To be done:
Repeat the data word for word. Do not include the pictures.

::::

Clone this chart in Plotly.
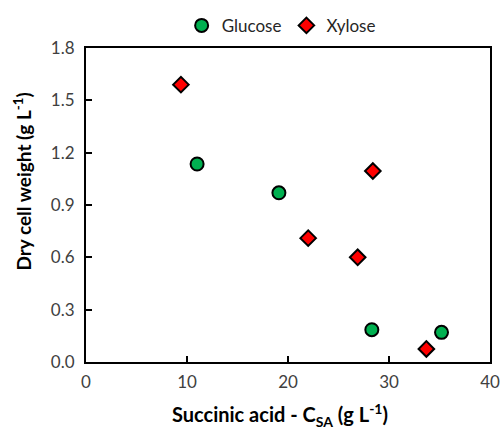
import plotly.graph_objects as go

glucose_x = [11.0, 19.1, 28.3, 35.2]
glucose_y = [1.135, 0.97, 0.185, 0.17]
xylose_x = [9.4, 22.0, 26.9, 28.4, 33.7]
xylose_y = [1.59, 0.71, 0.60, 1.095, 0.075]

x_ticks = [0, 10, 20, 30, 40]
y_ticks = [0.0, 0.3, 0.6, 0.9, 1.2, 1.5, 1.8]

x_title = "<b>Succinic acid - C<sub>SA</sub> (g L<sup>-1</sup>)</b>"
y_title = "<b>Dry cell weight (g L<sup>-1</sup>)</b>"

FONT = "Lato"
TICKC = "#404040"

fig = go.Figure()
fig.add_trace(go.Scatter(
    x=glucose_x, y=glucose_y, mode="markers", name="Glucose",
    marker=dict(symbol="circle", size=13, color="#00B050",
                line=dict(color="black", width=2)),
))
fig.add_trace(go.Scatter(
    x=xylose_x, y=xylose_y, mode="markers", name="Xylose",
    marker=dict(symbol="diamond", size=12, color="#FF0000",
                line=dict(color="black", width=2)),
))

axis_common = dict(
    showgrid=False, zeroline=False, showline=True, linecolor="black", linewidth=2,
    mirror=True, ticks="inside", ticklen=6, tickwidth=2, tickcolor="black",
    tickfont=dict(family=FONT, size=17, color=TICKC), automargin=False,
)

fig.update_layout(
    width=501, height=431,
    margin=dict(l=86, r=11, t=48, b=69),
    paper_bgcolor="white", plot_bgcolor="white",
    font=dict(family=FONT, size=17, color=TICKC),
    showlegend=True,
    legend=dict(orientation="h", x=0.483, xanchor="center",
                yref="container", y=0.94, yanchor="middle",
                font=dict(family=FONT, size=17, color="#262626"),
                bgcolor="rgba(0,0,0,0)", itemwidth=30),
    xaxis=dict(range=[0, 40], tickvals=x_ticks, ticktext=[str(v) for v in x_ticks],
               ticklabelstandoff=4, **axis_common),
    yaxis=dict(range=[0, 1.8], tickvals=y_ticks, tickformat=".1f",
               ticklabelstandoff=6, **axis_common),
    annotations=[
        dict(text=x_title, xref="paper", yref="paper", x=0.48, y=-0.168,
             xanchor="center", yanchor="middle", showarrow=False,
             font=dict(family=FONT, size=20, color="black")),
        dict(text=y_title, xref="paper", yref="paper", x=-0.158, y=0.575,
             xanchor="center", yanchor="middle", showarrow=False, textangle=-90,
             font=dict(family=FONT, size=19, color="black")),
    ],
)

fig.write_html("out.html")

::::

Exercise answer:
Clone this chart in Plotly.
import plotly.graph_objects as go

glucose_x = [11.0, 19.1, 28.3, 35.2]
glucose_y = [1.135, 0.97, 0.185, 0.17]
xylose_x = [9.4, 22.0, 26.9, 28.4, 33.7]
xylose_y = [1.59, 0.71, 0.60, 1.095, 0.075]

x_ticks = [0, 10, 20, 30, 40]
y_ticks = [0.0, 0.3, 0.6, 0.9, 1.2, 1.5, 1.8]

x_title = "<b>Succinic acid - C<sub>SA</sub> (g L<sup>-1</sup>)</b>"
y_title = "<b>Dry cell weight (g L<sup>-1</sup>)</b>"

FONT = "Lato"
TICKC = "#404040"

fig = go.Figure()
fig.add_trace(go.Scatter(
    x=glucose_x, y=glucose_y, mode="markers", name="Glucose",
    marker=dict(symbol="circle", size=13, color="#00B050",
                line=dict(color="black", width=2)),
))
fig.add_trace(go.Scatter(
    x=xylose_x, y=xylose_y, mode="markers", name="Xylose",
    marker=dict(symbol="diamond", size=12, color="#FF0000",
                line=dict(color="black", width=2)),
))

axis_common = dict(
    showgrid=False, zeroline=False, showline=True, linecolor="black", linewidth=2,
    mirror=True, ticks="inside", ticklen=6, tickwidth=2, tickcolor="black",
    tickfont=dict(family=FONT, size=17, color=TICKC), automargin=False,
)

fig.update_layout(
    width=501, height=431,
    margin=dict(l=86, r=11, t=48, b=69),
    paper_bgcolor="white", plot_bgcolor="white",
    font=dict(family=FONT, size=17, color=TICKC),
    showlegend=True,
    legend=dict(orientation="h", x=0.483, xanchor="center",
                yref="container", y=0.94, yanchor="middle",
                font=dict(family=FONT, size=17, color="#262626"),
                bgcolor="rgba(0,0,0,0)", itemwidth=30),
    xaxis=dict(range=[0, 40], tickvals=x_ticks, ticktext=[str(v) for v in x_ticks],
               ticklabelstandoff=4, **axis_common),
    yaxis=dict(range=[0, 1.8], tickvals=y_ticks, tickformat=".1f",
               ticklabelstandoff=6, **axis_common),
    annotations=[
        dict(text=x_title, xref="paper", yref="paper", x=0.48, y=-0.168,
             xanchor="center", yanchor="middle", showarrow=False,
             font=dict(family=FONT, size=20, color="black")),
        dict(text=y_title, xref="paper", yref="paper", x=-0.158, y=0.575,
             xanchor="center", yanchor="middle", showarrow=False, textangle=-90,
             font=dict(family=FONT, size=19, color="black")),
    ],
)

fig.write_html("out.html")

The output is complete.